**EXERCISE PROMPT**. Could you output each line of the data that follows exactly?

**GIVEN INFORMATION**.
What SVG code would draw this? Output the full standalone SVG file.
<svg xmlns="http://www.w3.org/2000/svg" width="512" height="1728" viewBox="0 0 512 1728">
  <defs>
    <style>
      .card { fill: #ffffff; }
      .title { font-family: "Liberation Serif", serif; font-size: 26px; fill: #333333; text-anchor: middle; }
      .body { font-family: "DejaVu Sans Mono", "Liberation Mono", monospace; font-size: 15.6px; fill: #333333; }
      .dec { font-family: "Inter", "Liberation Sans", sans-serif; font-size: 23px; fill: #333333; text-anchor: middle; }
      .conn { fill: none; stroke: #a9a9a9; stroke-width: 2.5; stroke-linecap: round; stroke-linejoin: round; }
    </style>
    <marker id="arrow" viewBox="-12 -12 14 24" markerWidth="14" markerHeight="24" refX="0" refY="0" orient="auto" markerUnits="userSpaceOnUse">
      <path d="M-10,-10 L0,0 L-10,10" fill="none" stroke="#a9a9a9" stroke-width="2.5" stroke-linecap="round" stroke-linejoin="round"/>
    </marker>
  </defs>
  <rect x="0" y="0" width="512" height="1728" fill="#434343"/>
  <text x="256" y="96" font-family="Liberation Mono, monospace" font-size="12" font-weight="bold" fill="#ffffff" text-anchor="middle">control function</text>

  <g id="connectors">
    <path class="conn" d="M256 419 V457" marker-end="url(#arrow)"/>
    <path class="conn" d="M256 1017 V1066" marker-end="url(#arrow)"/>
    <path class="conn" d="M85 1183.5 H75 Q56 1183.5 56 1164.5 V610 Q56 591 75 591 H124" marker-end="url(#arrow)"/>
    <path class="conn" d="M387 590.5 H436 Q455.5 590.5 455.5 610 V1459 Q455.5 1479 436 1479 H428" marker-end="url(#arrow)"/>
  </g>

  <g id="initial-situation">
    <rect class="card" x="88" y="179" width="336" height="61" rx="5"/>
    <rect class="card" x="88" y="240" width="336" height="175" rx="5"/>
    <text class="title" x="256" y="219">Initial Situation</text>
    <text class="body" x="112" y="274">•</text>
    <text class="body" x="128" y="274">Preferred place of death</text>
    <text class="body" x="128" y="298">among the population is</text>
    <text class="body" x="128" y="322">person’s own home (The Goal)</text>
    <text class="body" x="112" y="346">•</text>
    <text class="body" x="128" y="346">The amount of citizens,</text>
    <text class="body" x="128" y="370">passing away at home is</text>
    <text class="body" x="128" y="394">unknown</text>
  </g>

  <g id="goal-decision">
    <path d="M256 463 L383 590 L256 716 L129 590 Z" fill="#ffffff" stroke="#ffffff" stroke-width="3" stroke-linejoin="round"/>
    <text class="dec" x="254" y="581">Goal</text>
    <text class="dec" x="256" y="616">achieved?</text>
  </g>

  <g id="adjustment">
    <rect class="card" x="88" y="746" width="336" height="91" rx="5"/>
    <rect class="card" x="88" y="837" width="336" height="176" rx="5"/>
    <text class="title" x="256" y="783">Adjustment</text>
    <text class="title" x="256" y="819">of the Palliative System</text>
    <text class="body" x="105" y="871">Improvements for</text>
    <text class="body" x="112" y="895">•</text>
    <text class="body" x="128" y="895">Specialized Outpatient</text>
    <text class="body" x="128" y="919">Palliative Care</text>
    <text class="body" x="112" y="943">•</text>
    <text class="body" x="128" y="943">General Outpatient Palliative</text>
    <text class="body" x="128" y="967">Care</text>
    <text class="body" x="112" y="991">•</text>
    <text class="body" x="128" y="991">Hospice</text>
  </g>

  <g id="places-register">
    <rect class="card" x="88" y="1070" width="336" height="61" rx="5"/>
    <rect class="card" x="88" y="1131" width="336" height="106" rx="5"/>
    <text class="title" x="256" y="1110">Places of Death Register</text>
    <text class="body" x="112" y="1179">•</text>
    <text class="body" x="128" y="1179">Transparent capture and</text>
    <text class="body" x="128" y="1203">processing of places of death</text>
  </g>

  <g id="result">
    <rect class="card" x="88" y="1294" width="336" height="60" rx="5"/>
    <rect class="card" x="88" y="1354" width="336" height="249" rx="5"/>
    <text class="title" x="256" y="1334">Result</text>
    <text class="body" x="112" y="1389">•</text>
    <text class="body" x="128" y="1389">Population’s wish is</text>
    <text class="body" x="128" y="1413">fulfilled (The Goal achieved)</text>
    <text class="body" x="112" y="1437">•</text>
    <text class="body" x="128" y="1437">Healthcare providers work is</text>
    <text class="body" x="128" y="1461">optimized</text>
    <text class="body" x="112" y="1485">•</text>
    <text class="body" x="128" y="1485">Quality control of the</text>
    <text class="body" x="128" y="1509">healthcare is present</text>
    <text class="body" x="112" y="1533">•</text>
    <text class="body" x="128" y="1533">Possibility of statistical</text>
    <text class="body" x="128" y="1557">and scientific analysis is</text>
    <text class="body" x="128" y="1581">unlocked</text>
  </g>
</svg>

**TASK RESULT**.
What SVG code would draw this? Output the full standalone SVG file.
<svg xmlns="http://www.w3.org/2000/svg" width="512" height="1728" viewBox="0 0 512 1728">
  <defs>
    <style>
      .card { fill: #ffffff; }
      .title { font-family: "Liberation Serif", serif; font-size: 26px; fill: #333333; text-anchor: middle; }
      .body { font-family: "DejaVu Sans Mono", "Liberation Mono", monospace; font-size: 15.6px; fill: #333333; }
      .dec { font-family: "Inter", "Liberation Sans", sans-serif; font-size: 23px; fill: #333333; text-anchor: middle; }
      .conn { fill: none; stroke: #a9a9a9; stroke-width: 2.5; stroke-linecap: round; stroke-linejoin: round; }
    </style>
    <marker id="arrow" viewBox="-12 -12 14 24" markerWidth="14" markerHeight="24" refX="0" refY="0" orient="auto" markerUnits="userSpaceOnUse">
      <path d="M-10,-10 L0,0 L-10,10" fill="none" stroke="#a9a9a9" stroke-width="2.5" stroke-linecap="round" stroke-linejoin="round"/>
    </marker>
  </defs>
  <rect x="0" y="0" width="512" height="1728" fill="#434343"/>
  <text x="256" y="96" font-family="Liberation Mono, monospace" font-size="12" font-weight="bold" fill="#ffffff" text-anchor="middle">control function</text>

  <g id="connectors">
    <path class="conn" d="M256 419 V457" marker-end="url(#arrow)"/>
    <path class="conn" d="M256 1017 V1066" marker-end="url(#arrow)"/>
    <path class="conn" d="M85 1183.5 H75 Q56 1183.5 56 1164.5 V610 Q56 591 75 591 H124" marker-end="url(#arrow)"/>
    <path class="conn" d="M387 590.5 H436 Q455.5 590.5 455.5 610 V1459 Q455.5 1479 436 1479 H428" marker-end="url(#arrow)"/>
  </g>

  <g id="initial-situation">
    <rect class="card" x="88" y="179" width="336" height="61" rx="5"/>
    <rect class="card" x="88" y="240" width="336" height="175" rx="5"/>
    <text class="title" x="256" y="219">Initial Situation</text>
    <text class="body" x="112" y="274">•</text>
    <text class="body" x="128" y="274">Preferred place of death</text>
    <text class="body" x="128" y="298">among the population is</text>
    <text class="body" x="128" y="322">person’s own home (The Goal)</text>
    <text class="body" x="112" y="346">•</text>
    <text class="body" x="128" y="346">The amount of citizens,</text>
    <text class="body" x="128" y="370">passing away at home is</text>
    <text class="body" x="128" y="394">unknown</text>
  </g>

  <g id="goal-decision">
    <path d="M256 463 L383 590 L256 716 L129 590 Z" fill="#ffffff" stroke="#ffffff" stroke-width="3" stroke-linejoin="round"/>
    <text class="dec" x="254" y="581">Goal</text>
    <text class="dec" x="256" y="616">achieved?</text>
  </g>

  <g id="adjustment">
    <rect class="card" x="88" y="746" width="336" height="91" rx="5"/>
    <rect class="card" x="88" y="837" width="336" height="176" rx="5"/>
    <text class="title" x="256" y="783">Adjustment</text>
    <text class="title" x="256" y="819">of the Palliative System</text>
    <text class="body" x="105" y="871">Improvements for</text>
    <text class="body" x="112" y="895">•</text>
    <text class="body" x="128" y="895">Specialized Outpatient</text>
    <text class="body" x="128" y="919">Palliative Care</text>
    <text class="body" x="112" y="943">•</text>
    <text class="body" x="128" y="943">General Outpatient Palliative</text>
    <text class="body" x="128" y="967">Care</text>
    <text class="body" x="112" y="991">•</text>
    <text class="body" x="128" y="991">Hospice</text>
  </g>

  <g id="places-register">
    <rect class="card" x="88" y="1070" width="336" height="61" rx="5"/>
    <rect class="card" x="88" y="1131" width="336" height="106" rx="5"/>
    <text class="title" x="256" y="1110">Places of Death Register</text>
    <text class="body" x="112" y="1179">•</text>
    <text class="body" x="128" y="1179">Transparent capture and</text>
    <text class="body" x="128" y="1203">processing of places of death</text>
  </g>

  <g id="result">
    <rect class="card" x="88" y="1294" width="336" height="60" rx="5"/>
    <rect class="card" x="88" y="1354" width="336" height="249" rx="5"/>
    <text class="title" x="256" y="1334">Result</text>
    <text class="body" x="112" y="1389">•</text>
    <text class="body" x="128" y="1389">Population’s wish is</text>
    <text class="body" x="128" y="1413">fulfilled (The Goal achieved)</text>
    <text class="body" x="112" y="1437">•</text>
    <text class="body" x="128" y="1437">Healthcare providers work is</text>
    <text class="body" x="128" y="1461">optimized</text>
    <text class="body" x="112" y="1485">•</text>
    <text class="body" x="128" y="1485">Quality control of the</text>
    <text class="body" x="128" y="1509">healthcare is present</text>
    <text class="body" x="112" y="1533">•</text>
    <text class="body" x="128" y="1533">Possibility of statistical</text>
    <text class="body" x="128" y="1557">and scientific analysis is</text>
    <text class="body" x="128" y="1581">unlocked</text>
  </g>
</svg>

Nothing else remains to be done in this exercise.